_Aim_
Line by line, repeat the data below exactly, beginning at the first line and ending at the line with "minimum height=100pt] (c)". Omit pictures.

_Provided data_

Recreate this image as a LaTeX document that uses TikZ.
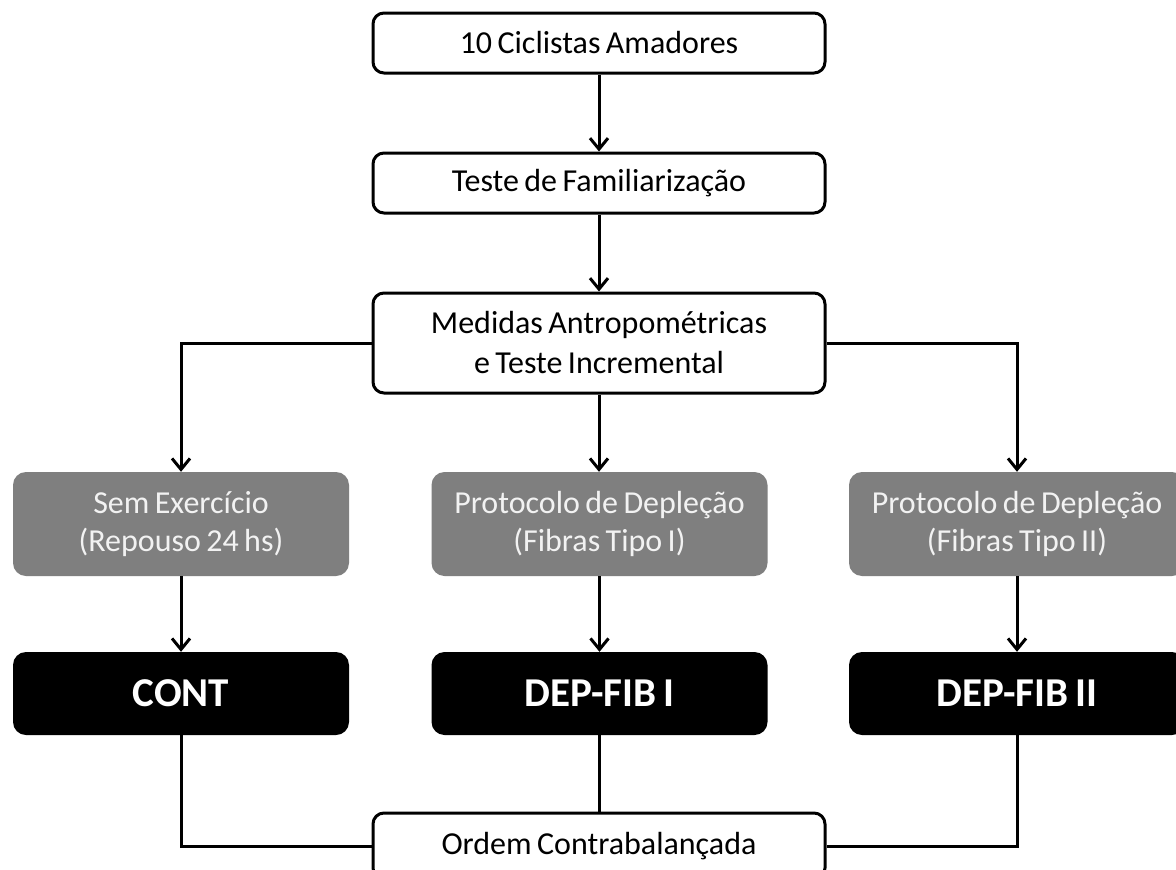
\documentclass[tikz,border=0pt]{standalone}
\usepackage{fontspec}
\setmainfont[WordSpace=0.75]{Carlito}
\usetikzlibrary{arrows.meta}
\definecolor{boxgray}{HTML}{7F7F7F}
\definecolor{lighttext}{HTML}{F2F2F2}
\begin{document}
\begin{tikzpicture}[x=1pt,y=-1pt,
  wbox/.style={draw=black, line width=3pt, rounded corners=11pt, fill=white, align=center,
    font=\fontsize{32}{40}\selectfont, inner sep=0pt, minimum width=452pt},
  gbox/.style={fill=boxgray, rounded corners=13pt, text=lighttext, align=center,
    font=\fontsize{32}{38}\selectfont, inner sep=0pt, minimum width=336pt, minimum height=104pt},
  kbox/.style={fill=black, rounded corners=13pt, text=white,
    font=\fontsize{41}{48}\selectfont\bfseries, inner sep=0pt, minimum width=336pt, minimum height=83pt},
  conn/.style={line width=3pt, draw=black},
  arr/.style={conn, -{Straight Barb[length=11pt,width=18pt,line width=3pt]}}]
\useasboundingbox (0,0) rectangle (1176,870);
\clip (0,0) rectangle (1176,870);
\fill[white] (0,0) rectangle (1176,870);

\node[wbox, minimum height=60pt] (a) at (599,43) {10 Ciclistas Amadores};
\node[wbox, minimum height=60pt] (b) at (599,183) {Teste de Familiarização};
\node[wbox, minimum height=100pt] (c) at (599,343) {Medidas Antropométricas\\e Teste Incremental};

\node[gbox] (g1) at (181,524) {Sem Exercício\\(Repouso 24 hs)};
\node[gbox] (g2) at (599.5,524) {Protocolo de Depleção\\(Fibras Tipo I)};
\node[gbox] (g3) at (1017,524) {Protocolo de Depleção\\(Fibras Tipo II)};

\node[kbox] (k1) at (181,693.5) {CONT};
\node[kbox] (k2) at (599.5,693.5) {DEP-FIB I};
\node[kbox] (k3) at (1017,693.5) {DEP-FIB II};

\node[wbox, minimum height=66pt] (d) at (599,846) {Ordem Contrabalançada};

\draw[arr] (a) -- (b);
\draw[arr] (b) -- (c);
\draw[arr] (c.west) -| (g1.north);
\draw[arr] (c.south) -- (c.south |- g2.north);
\draw[arr] (c.east) -| (g3.north);
\draw[arr] (g1) -- (k1);
\draw[arr] (g2) -- (k2);
\draw[arr] (g3) -- (k3);
\draw[conn] (k1.south) |- (d.west);
\draw[conn] (k2.south) -- (k2.south |- d.north);
\draw[conn] (k3.south) |- (d.east);
\end{tikzpicture}
\end{document}
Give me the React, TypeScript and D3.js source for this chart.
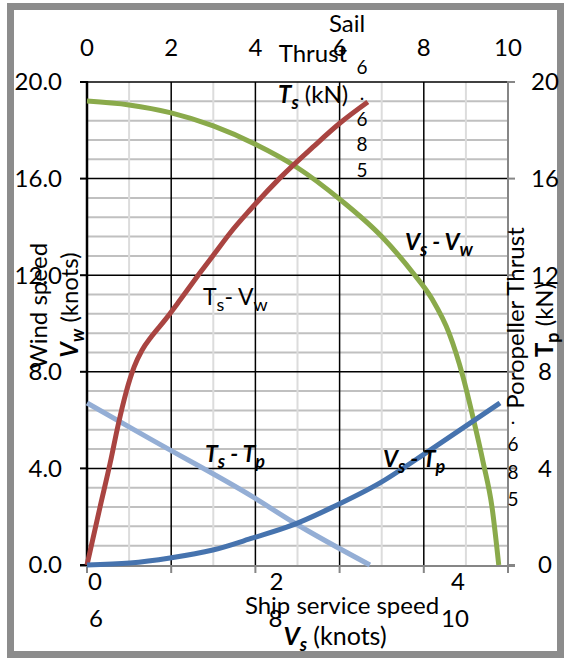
import React from "react";
import * as d3 from "d3";

const W = 564;
const H = 661;

// axis ticks
const topTicks = [0, 2, 4, 6, 8, 10];
const leftTicks = [0, 4, 8, 12, 16, 20];
const rightTicks = [0, 4, 8, 12, 16, 20];
const bottomRow1 = [0, 2, 4];
const bottomRow2 = [6, 8, 10];
const stray = ["6", ".", "6", "8", "5"]; // leftover data label pieces

// curves, read in plot units (x 0-10, y 0-20)
const tsVwX = [0, 0.31, 0.55, 0.74, 0.93, 1.12, 1.31, 1.54, 1.85, 2.21, 2.68, 3.04, 3.4, 3.87, 4.58, 5.37, 6.01, 6.67];
const tsVwY = [0, 2.4, 4.22, 5.8, 7.16, 8.2, 8.9, 9.48, 10.14, 10.97, 12.09, 12.92, 13.75, 14.7, 16.02, 17.31, 18.3, 19.17];

const vsVwX = [0, 1, 2, 3, 4, 5, 6, 7, 7.74, 8.2, 8.6, 8.93, 9.17, 9.41, 9.62, 9.78];
const vsVwY = [19.21, 19.05, 18.72, 18.18, 17.42, 16.45, 15.15, 13.6, 12.1, 11.0, 9.6, 7.8, 6.1, 4.25, 2.4, 0];

const tsTpX = [0, 1.5, 3.94, 4.89, 6.72];
const tsTpY = [6.71, 5.22, 2.82, 1.78, 0];

const vsTpX = [0, 1.02, 1.97, 2.99, 3.94, 4.89, 5.84, 6.96, 8.15, 9.81];
const vsTpY = [0, 0.08, 0.29, 0.62, 1.12, 1.66, 2.4, 3.4, 4.76, 6.71];

const FONT = "Lato, 'Open Sans', sans-serif";

const zip = (xs: number[], ys: number[]) => xs.map((x, i) => [x, ys[i]] as [number, number]);

export default function App() {
  const x = d3.scaleLinear().domain([0, 10]).range([87, 508]);
  const y = d3.scaleLinear().domain([0, 20]).range([565, 82]);
  const yRight = d3.scaleLinear().domain([0, 20]).range([565, 82]);
  const xBottom1 = d3.scaleLinear().domain([0, 4]).range([95, 458]);
  const xBottom2 = d3.scaleLinear().domain([6, 10]).range([96, 455]);
  const strayY = d3.scalePoint<number>().domain(d3.range(stray.length)).range([74, 177]);
  const strayRightY = d3.scalePoint<number>().domain(d3.range(1, stray.length)).range([424, 506]);

  const line = d3
    .line<[number, number]>()
    .x((d) => x(d[0]))
    .y((d) => y(d[1]))
    .curve(d3.curveMonotoneX);

  const minorX = d3.range(1, 10, 2);
  const majorX = [2, 4, 6, 8];
  const minorY = d3.range(0, 20.01, 0.8).filter((v) => Math.abs(v / 4 - Math.round(v / 4)) > 0.01);
  const majorY = [4, 8, 12, 16, 20];

  const series = [
    { d: zip(vsVwX, vsVwY), c: "#8AAA4B" },
    { d: zip(tsTpX, tsTpY), c: "#94AED5" },
    { d: zip(tsVwX, tsVwY), c: "#A94441" },
    { d: zip(vsTpX, vsTpY), c: "#4673AE" },
  ];

  const sub = 18;

  return (
    <svg width={W} height={H} style={{ position: "absolute", left: 0, top: 0, fontFamily: FONT }}>
      <rect x={0} y={0} width={W} height={H} fill="#fff" />
      <rect x={10.5} y={6.5} width={550} height={648} fill="#fff" stroke="#8c8c8c" strokeWidth={7} />

      {/* grid */}
      {minorY.map((v) => (
        <line key={"my" + v} x1={x(0)} x2={x(10)} y1={y(v)} y2={y(v)} stroke="#c0c0c0" strokeWidth={2} />
      ))}
      {minorX.map((v) => (
        <line key={"mx" + v} x1={x(v)} x2={x(v)} y1={y(0)} y2={y(20)} stroke="#dcdcdc" strokeWidth={2} />
      ))}
      {majorX.map((v) => (
        <line key={"Mx" + v} x1={x(v)} x2={x(v)} y1={y(0)} y2={y(20)} stroke="#000" strokeWidth={1.5} />
      ))}
      {majorY.map((v) => (
        <line key={"My" + v} x1={x(0)} x2={x(10)} y1={y(v)} y2={y(v)} stroke="#000" strokeWidth={1.5} />
      ))}

      {/* right + bottom axes */}
      <line x1={x(10)} x2={x(10)} y1={y(20) - 1} y2={y(0) + 1} stroke="#868686" strokeWidth={2} />
      {rightTicks.map((v) => (
        <line key={"rt" + v} x1={x(10)} x2={x(10) + 7} y1={yRight(v)} y2={yRight(v)} stroke="#868686" strokeWidth={2} />
      ))}
      <line x1={x(0) - 7} x2={x(10) + 7} y1={y(0) + 1} y2={y(0) + 1} stroke="#868686" strokeWidth={2} />
      {topTicks.map((v) => (
        <line key={"bt" + v} x1={x(v)} x2={x(v)} y1={y(0)} y2={y(0) + 8} stroke="#868686" strokeWidth={2} />
      ))}

      {/* left axis */}
      <line x1={x(0)} x2={x(0)} y1={y(20) - 1} y2={y(0) + 1} stroke="#000" strokeWidth={2.5} />
      {leftTicks.map((v) => (
        <line key={"lt" + v} x1={x(0) - 7} x2={x(0)} y1={y(v)} y2={y(v)} stroke="#000" strokeWidth={2} />
      ))}

      {/* series */}
      {series.map((s, i) => (
        <path key={i} d={line(s.d) || ""} fill="none" stroke={s.c} strokeWidth={5} strokeLinecap="butt" />
      ))}

      {/* tick labels */}
      <g fontSize={24} fill="#000">
        {topTicks.map((v) => (
          <text key={"tl" + v} x={x(v)} y={56} textAnchor="middle">{v}</text>
        ))}
        {leftTicks.map((v) => (
          <text key={"ll" + v} x={62} y={y(v)} dy="0.35em" textAnchor="end">{v.toFixed(1)}</text>
        ))}
        {rightTicks.map((v) => (
          <text key={"rl" + v} x={545} y={yRight(v)} dy="0.35em" textAnchor="middle">{v}</text>
        ))}
        {bottomRow1.map((v) => (
          <text key={"b1" + v} x={xBottom1(v)} y={590} textAnchor="middle">{v}</text>
        ))}
        {bottomRow2.map((v) => (
          <text key={"b2" + v} x={xBottom2(v)} y={627} textAnchor="middle">{v}</text>
        ))}
      </g>

      {/* axis titles */}
      <g fontSize={24} fill="#000">
        <text x={347} y={32} textAnchor="middle">Sail</text>
        <text x={313} y={62} textAnchor="middle">Thrust</text>
        <text x={278} y={103}>
          <tspan fontWeight="bold" fontStyle="italic">T</tspan>
          <tspan fontWeight="bold" fontStyle="italic" fontSize={sub} dy={6}>s</tspan>
          <tspan dy={-6}>{"  (kN)"}</tspan>
        </text>
        <text x={342} y={614} textAnchor="middle">Ship service speed</text>
        <text x={335} y={645} textAnchor="middle" fontSize={25}>
          <tspan fontWeight="bold" fontStyle="italic">V</tspan>
          <tspan fontWeight="bold" fontStyle="italic" fontSize={sub} dy={6}>s</tspan>
          <tspan dy={-6}> (knots)</tspan>
        </text>
        <text transform="translate(47,306) rotate(-90)" textAnchor="middle">Wind speed</text>
        <text transform="translate(78,305) rotate(-90)" textAnchor="middle">
          <tspan fontWeight="bold" fontStyle="italic">V</tspan>
          <tspan fontWeight="bold" fontStyle="italic" fontSize={sub} dy={6}>w</tspan>
          <tspan dy={-6}>{"  (knots)"}</tspan>
        </text>
        <text transform="translate(524,318) rotate(-90)" textAnchor="middle">Poropeller Thrust</text>
        <text transform="translate(553,320) rotate(-90)" textAnchor="middle">
          <tspan fontWeight="bold">T</tspan>
          <tspan fontWeight="bold" fontSize={sub} dy={6}>p</tspan>
          <tspan dy={-6}>{"  (kN)"}</tspan>
        </text>
      </g>

      {/* stray label pieces */}
      <g fontSize={19} fill="#000" textAnchor="middle">
        {stray.map((s, i) => (
          <text key={"s" + i} x={362} y={strayY(i)}>{s}</text>
        ))}
        {stray.slice(1).map((s, i) => (
          <text key={"sr" + i} x={513} y={strayRightY(i + 1)}>{s}</text>
        ))}
      </g>

      {/* series labels */}
      <g fontSize={23} fill="#000">
        <text x={203} y={305}>
          <tspan>T</tspan>
          <tspan fontSize={sub} dy={6}>s</tspan>
          <tspan dy={-6}>- V</tspan>
          <tspan fontSize={sub} dy={6}>w</tspan>
        </text>
        <text x={405} y={250} fontWeight="bold" fontStyle="italic">
          <tspan>V</tspan>
          <tspan fontSize={sub} dy={6}>s</tspan>
          <tspan dy={-6}> - V</tspan>
          <tspan fontSize={sub} dy={6}>w</tspan>
        </text>
        <text x={205} y={462} fontWeight="bold" fontStyle="italic">
          <tspan>T</tspan>
          <tspan fontSize={sub} dy={6}>s</tspan>
          <tspan dy={-6}> - T</tspan>
          <tspan fontSize={sub} dy={6}>p</tspan>
        </text>
        <text x={383} y={467} fontWeight="bold" fontStyle="italic">
          <tspan>V</tspan>
          <tspan fontSize={sub} dy={6}>s</tspan>
          <tspan dy={-6}> - T</tspan>
          <tspan fontSize={sub} dy={6}>p</tspan>
        </text>
      </g>
    </svg>
  );
}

_Exercise output_
Recreate this image as a LaTeX document that uses TikZ.
\documentclass[tikz,border=0pt]{standalone}
\usepackage{fontspec}
\setmainfont[WordSpace=0.75]{Carlito}
\usetikzlibrary{arrows.meta}
\definecolor{boxgray}{HTML}{7F7F7F}
\definecolor{lighttext}{HTML}{F2F2F2}
\begin{document}
\begin{tikzpicture}[x=1pt,y=-1pt,
  wbox/.style={draw=black, line width=3pt, rounded corners=11pt, fill=white, align=center,
    font=\fontsize{32}{40}\selectfont, inner sep=0pt, minimum width=452pt},
  gbox/.style={fill=boxgray, rounded corners=13pt, text=lighttext, align=center,
    font=\fontsize{32}{38}\selectfont, inner sep=0pt, minimum width=336pt, minimum height=104pt},
  kbox/.style={fill=black, rounded corners=13pt, text=white,
    font=\fontsize{41}{48}\selectfont\bfseries, inner sep=0pt, minimum width=336pt, minimum height=83pt},
  conn/.style={line width=3pt, draw=black},
  arr/.style={conn, -{Straight Barb[length=11pt,width=18pt,line width=3pt]}}]
\useasboundingbox (0,0) rectangle (1176,870);
\clip (0,0) rectangle (1176,870);
\fill[white] (0,0) rectangle (1176,870);

\node[wbox, minimum height=60pt] (a) at (599,43) {10 Ciclistas Amadores};
\node[wbox, minimum height=60pt] (b) at (599,183) {Teste de Familiarização};
\node[wbox, minimum height=100pt] (c) at (599,343) {Medidas Antropométricas\\e Teste Incremental};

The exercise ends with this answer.